** Exercise objective **
In the entries that follow, count each line containing "Output" and state the total, nothing more.

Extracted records
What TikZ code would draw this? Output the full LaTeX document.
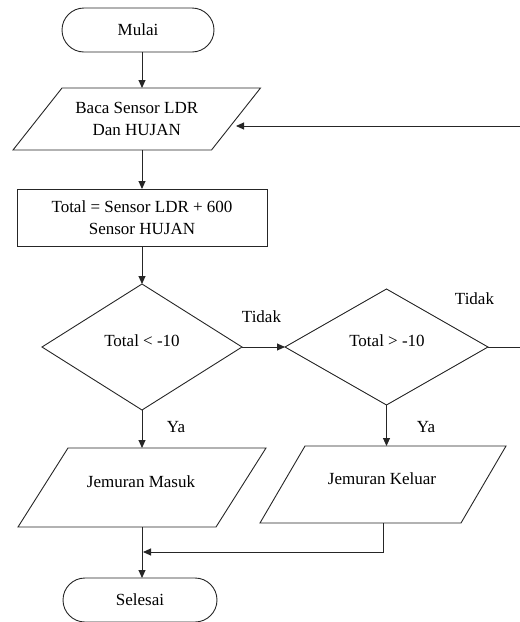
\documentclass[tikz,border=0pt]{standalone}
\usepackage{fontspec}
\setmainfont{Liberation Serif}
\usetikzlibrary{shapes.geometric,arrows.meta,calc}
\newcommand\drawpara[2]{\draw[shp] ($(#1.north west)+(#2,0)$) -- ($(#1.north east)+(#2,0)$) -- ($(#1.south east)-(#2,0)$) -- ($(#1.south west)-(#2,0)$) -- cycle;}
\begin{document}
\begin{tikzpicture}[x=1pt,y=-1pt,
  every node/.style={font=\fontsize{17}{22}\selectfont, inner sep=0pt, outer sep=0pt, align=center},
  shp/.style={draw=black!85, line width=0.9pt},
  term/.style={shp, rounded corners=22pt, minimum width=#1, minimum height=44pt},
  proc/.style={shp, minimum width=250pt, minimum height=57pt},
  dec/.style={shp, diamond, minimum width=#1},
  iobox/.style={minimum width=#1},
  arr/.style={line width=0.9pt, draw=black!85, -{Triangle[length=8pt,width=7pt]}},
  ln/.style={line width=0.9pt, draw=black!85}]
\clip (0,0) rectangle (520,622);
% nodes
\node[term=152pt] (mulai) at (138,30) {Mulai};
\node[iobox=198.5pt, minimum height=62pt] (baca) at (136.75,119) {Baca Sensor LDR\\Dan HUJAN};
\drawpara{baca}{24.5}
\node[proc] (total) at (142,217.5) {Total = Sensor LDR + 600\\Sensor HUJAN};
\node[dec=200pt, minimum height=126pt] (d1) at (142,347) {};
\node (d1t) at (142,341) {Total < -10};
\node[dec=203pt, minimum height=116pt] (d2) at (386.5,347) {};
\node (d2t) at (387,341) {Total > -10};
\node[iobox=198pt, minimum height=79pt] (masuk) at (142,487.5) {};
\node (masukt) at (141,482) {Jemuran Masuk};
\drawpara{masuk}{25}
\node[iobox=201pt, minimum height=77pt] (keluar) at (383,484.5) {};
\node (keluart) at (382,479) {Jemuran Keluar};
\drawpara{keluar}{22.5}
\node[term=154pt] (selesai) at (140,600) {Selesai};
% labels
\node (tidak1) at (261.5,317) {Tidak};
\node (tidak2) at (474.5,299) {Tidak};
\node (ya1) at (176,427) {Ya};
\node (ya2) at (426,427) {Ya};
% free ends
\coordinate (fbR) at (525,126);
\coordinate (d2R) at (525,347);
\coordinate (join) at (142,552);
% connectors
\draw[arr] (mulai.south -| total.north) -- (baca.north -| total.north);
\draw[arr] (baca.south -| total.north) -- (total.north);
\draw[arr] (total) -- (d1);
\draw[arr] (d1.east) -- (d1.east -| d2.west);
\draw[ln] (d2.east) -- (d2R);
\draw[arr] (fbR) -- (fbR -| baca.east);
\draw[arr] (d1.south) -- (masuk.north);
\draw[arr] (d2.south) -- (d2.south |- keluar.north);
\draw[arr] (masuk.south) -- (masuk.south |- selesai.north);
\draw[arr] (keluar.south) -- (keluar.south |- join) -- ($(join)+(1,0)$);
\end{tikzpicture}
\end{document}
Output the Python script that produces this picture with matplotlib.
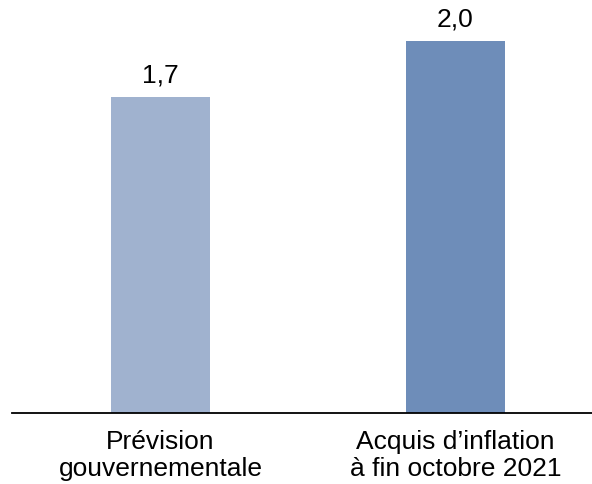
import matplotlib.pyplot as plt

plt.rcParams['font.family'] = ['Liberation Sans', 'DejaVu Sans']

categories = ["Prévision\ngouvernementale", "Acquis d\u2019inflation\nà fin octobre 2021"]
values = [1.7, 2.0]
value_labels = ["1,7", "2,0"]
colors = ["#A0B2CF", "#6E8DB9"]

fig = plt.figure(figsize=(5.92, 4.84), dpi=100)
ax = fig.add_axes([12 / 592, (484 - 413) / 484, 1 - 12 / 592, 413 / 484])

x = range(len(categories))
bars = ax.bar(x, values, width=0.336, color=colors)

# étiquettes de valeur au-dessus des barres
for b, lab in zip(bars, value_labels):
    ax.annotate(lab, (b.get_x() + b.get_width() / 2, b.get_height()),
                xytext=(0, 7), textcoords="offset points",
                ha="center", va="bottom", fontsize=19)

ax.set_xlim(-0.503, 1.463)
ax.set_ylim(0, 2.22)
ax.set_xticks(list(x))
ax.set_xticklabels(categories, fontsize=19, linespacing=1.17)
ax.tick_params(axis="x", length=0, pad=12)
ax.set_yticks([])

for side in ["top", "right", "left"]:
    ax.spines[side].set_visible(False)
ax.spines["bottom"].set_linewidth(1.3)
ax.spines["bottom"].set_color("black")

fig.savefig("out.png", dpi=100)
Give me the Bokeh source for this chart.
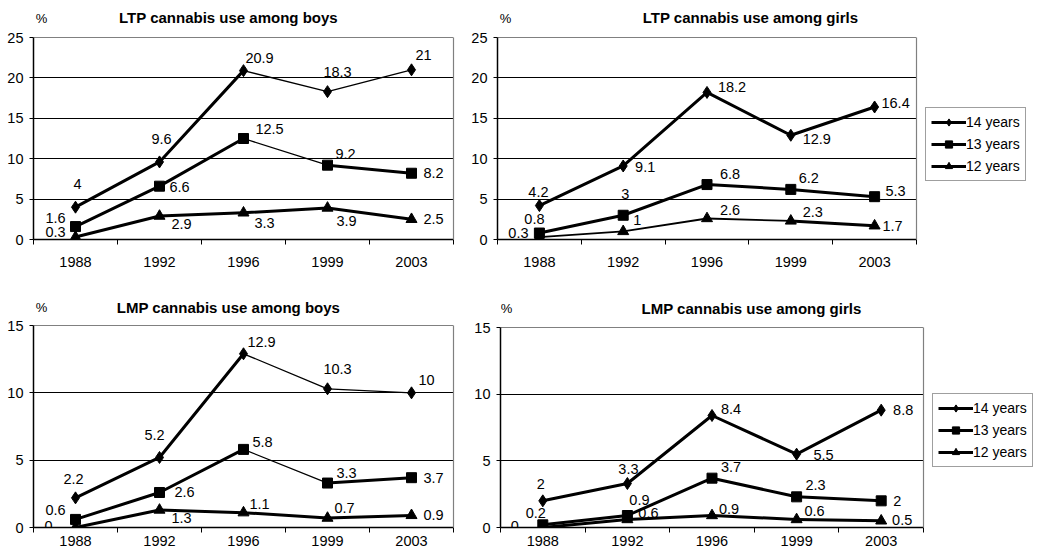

** Written solution **
2